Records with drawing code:
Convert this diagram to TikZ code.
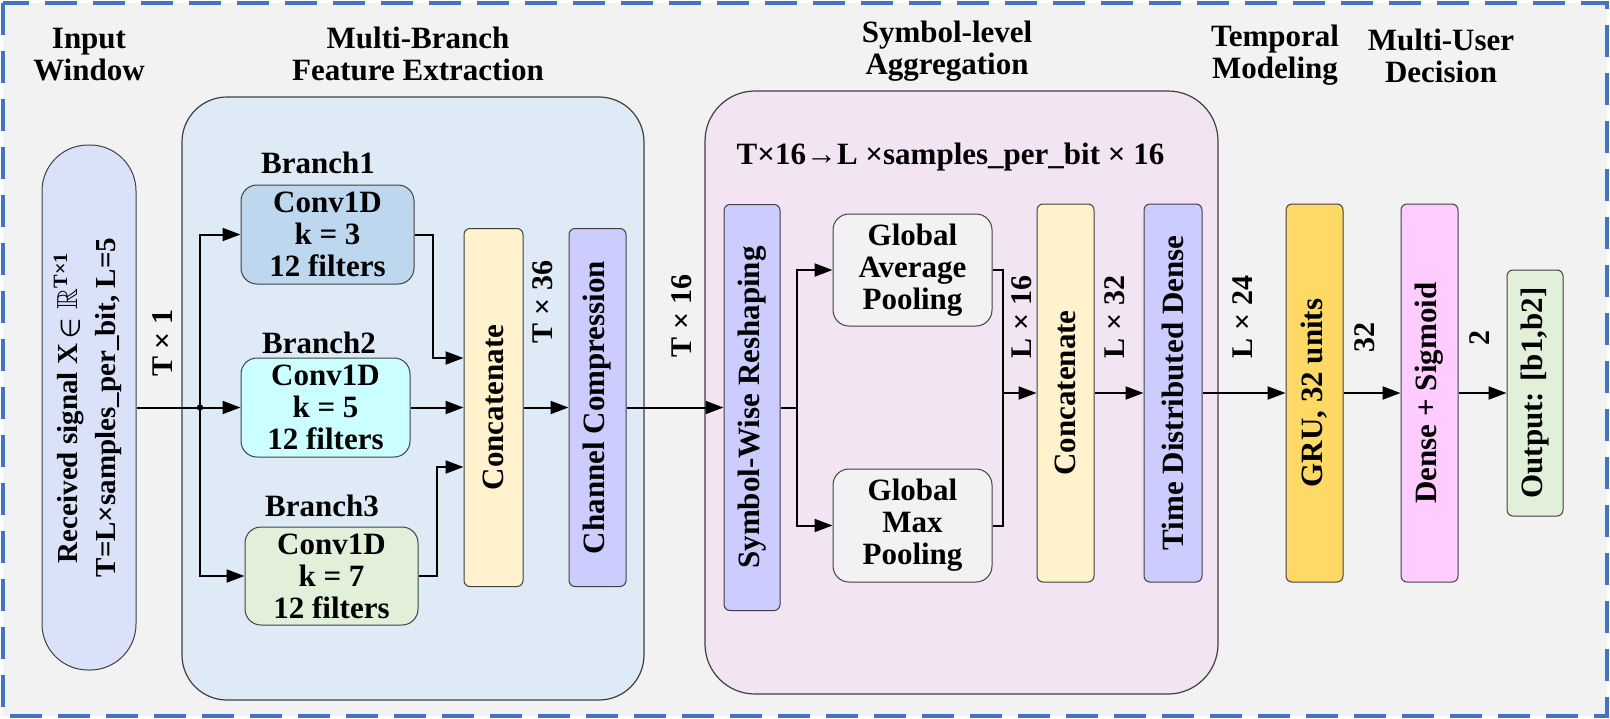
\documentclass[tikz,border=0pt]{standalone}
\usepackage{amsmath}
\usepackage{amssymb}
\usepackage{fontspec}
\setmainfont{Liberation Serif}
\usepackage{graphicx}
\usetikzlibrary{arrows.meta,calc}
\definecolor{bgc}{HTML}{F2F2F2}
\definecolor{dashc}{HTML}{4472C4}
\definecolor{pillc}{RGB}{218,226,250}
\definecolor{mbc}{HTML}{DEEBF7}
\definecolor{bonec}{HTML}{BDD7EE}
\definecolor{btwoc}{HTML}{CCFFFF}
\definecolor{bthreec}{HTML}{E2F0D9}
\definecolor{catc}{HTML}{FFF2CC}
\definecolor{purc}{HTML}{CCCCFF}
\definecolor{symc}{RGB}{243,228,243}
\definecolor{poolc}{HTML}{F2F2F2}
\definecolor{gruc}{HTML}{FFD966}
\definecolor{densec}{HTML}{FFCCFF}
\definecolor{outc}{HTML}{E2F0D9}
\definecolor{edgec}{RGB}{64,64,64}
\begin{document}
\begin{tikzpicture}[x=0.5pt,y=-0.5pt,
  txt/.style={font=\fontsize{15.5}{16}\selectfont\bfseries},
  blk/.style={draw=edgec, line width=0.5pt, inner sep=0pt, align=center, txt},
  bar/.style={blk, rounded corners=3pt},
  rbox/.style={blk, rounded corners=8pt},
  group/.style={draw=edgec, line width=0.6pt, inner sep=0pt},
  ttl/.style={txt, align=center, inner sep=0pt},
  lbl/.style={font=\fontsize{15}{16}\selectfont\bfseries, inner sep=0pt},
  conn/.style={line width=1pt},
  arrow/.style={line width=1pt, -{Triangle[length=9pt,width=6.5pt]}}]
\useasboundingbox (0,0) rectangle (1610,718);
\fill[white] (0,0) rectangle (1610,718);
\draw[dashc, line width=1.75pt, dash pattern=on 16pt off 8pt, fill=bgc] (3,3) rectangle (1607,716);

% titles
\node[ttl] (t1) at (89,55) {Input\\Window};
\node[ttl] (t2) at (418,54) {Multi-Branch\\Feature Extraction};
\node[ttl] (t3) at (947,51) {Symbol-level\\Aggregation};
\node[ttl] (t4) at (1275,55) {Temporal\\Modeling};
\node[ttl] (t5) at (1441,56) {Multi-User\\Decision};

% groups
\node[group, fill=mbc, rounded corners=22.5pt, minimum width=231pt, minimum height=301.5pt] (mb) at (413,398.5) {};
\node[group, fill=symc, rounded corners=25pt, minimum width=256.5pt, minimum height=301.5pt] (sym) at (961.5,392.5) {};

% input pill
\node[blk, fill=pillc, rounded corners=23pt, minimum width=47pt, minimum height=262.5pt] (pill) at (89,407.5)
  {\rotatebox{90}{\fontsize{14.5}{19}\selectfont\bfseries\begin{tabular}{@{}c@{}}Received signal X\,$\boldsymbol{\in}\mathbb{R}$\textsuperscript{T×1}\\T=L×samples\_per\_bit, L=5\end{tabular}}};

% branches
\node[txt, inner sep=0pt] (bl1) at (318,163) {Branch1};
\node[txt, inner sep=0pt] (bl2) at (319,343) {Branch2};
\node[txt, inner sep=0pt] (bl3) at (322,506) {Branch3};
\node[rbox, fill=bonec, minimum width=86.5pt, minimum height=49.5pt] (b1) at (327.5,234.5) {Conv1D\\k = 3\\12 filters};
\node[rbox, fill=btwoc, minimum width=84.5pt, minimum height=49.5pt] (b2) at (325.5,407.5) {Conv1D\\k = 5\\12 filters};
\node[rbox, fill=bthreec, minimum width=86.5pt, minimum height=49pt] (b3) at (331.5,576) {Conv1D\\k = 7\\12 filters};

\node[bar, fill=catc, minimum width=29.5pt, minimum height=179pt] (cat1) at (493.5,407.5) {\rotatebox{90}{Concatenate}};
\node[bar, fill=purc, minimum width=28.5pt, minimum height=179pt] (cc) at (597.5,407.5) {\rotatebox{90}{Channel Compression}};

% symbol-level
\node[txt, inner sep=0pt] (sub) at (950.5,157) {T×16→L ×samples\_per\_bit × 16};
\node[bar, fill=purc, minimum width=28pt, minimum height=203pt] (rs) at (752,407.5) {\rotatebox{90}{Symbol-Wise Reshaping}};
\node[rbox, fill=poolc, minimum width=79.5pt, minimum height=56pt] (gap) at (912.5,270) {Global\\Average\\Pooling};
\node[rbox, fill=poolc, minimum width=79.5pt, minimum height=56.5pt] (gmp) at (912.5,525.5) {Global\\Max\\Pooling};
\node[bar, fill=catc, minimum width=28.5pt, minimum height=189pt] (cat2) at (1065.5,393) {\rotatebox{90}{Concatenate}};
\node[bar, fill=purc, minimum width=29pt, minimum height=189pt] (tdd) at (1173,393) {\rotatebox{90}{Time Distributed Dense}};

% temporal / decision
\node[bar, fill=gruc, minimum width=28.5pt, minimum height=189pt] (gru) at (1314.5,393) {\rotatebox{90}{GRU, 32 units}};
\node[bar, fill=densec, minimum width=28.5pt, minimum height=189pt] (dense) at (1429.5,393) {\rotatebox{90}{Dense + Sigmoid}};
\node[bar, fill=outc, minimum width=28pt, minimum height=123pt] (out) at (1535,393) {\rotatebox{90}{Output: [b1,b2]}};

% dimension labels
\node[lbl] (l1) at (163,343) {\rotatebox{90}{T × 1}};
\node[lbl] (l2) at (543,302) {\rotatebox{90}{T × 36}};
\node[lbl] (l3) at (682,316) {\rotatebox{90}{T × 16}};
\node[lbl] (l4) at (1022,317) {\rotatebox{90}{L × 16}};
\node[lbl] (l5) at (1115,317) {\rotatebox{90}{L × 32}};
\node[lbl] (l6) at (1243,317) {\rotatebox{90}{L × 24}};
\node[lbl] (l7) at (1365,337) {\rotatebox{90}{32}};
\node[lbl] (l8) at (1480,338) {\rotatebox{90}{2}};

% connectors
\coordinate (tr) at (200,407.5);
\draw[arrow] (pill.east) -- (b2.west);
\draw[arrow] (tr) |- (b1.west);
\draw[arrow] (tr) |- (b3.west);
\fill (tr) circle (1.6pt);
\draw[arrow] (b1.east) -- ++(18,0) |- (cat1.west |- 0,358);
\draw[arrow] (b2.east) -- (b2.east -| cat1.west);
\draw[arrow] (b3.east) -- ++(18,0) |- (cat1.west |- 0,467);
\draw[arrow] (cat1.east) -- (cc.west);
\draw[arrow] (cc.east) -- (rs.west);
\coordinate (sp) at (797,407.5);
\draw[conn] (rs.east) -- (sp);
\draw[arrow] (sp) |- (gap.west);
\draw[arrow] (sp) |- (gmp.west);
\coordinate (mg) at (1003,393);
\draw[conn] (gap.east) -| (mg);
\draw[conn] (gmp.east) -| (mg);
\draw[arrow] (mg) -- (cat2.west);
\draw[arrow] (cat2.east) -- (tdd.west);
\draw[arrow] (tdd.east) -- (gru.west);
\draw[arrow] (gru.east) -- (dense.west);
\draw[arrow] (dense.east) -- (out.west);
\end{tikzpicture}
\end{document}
--
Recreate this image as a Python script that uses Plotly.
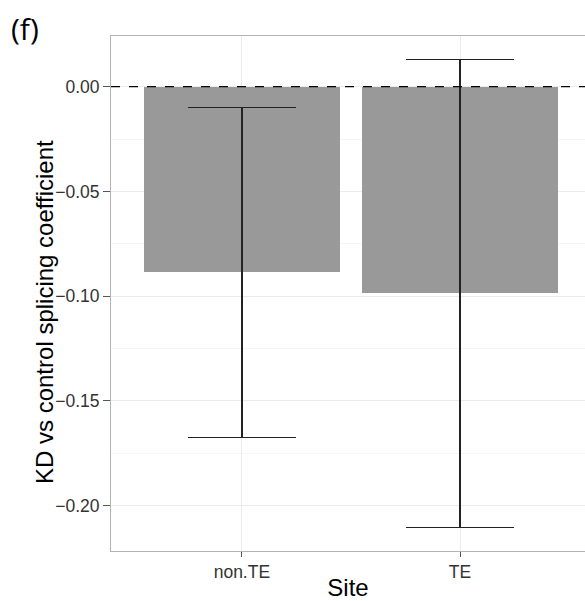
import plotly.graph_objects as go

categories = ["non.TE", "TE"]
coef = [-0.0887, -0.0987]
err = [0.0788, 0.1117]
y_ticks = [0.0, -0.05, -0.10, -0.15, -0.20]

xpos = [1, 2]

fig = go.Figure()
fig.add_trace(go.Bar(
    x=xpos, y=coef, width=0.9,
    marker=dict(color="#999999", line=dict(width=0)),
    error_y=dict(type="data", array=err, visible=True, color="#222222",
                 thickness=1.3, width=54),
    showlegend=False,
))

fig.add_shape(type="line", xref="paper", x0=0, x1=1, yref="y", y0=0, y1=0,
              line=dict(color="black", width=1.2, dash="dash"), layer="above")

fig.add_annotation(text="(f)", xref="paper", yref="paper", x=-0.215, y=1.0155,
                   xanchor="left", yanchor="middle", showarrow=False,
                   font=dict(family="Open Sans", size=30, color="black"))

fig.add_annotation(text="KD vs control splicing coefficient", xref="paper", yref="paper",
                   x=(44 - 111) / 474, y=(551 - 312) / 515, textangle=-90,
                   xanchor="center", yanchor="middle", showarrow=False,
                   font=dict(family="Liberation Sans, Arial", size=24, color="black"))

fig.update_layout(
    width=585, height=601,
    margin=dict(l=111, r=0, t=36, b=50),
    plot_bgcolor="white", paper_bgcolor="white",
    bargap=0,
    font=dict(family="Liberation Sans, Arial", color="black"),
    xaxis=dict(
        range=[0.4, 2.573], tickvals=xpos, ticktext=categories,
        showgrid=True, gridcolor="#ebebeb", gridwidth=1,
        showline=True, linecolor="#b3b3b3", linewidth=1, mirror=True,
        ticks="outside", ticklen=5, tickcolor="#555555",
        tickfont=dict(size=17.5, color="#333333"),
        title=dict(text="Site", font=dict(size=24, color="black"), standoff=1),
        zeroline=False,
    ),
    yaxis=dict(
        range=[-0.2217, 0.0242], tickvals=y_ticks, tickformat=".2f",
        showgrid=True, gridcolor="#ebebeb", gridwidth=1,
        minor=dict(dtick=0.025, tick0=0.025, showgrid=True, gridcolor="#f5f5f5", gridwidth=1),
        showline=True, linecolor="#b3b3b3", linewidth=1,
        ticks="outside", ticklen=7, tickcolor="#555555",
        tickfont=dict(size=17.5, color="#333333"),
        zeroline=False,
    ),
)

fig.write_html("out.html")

◆ Short exercise
Without any pictures, set down the lines from the one holding "Recreate this image" through the one holding "xpos = [1, 2]".

◆ Solution to this task
Recreate this image as a Python script that uses Plotly.
import plotly.graph_objects as go

categories = ["non.TE", "TE"]
coef = [-0.0887, -0.0987]
err = [0.0788, 0.1117]
y_ticks = [0.0, -0.05, -0.10, -0.15, -0.20]

xpos = [1, 2]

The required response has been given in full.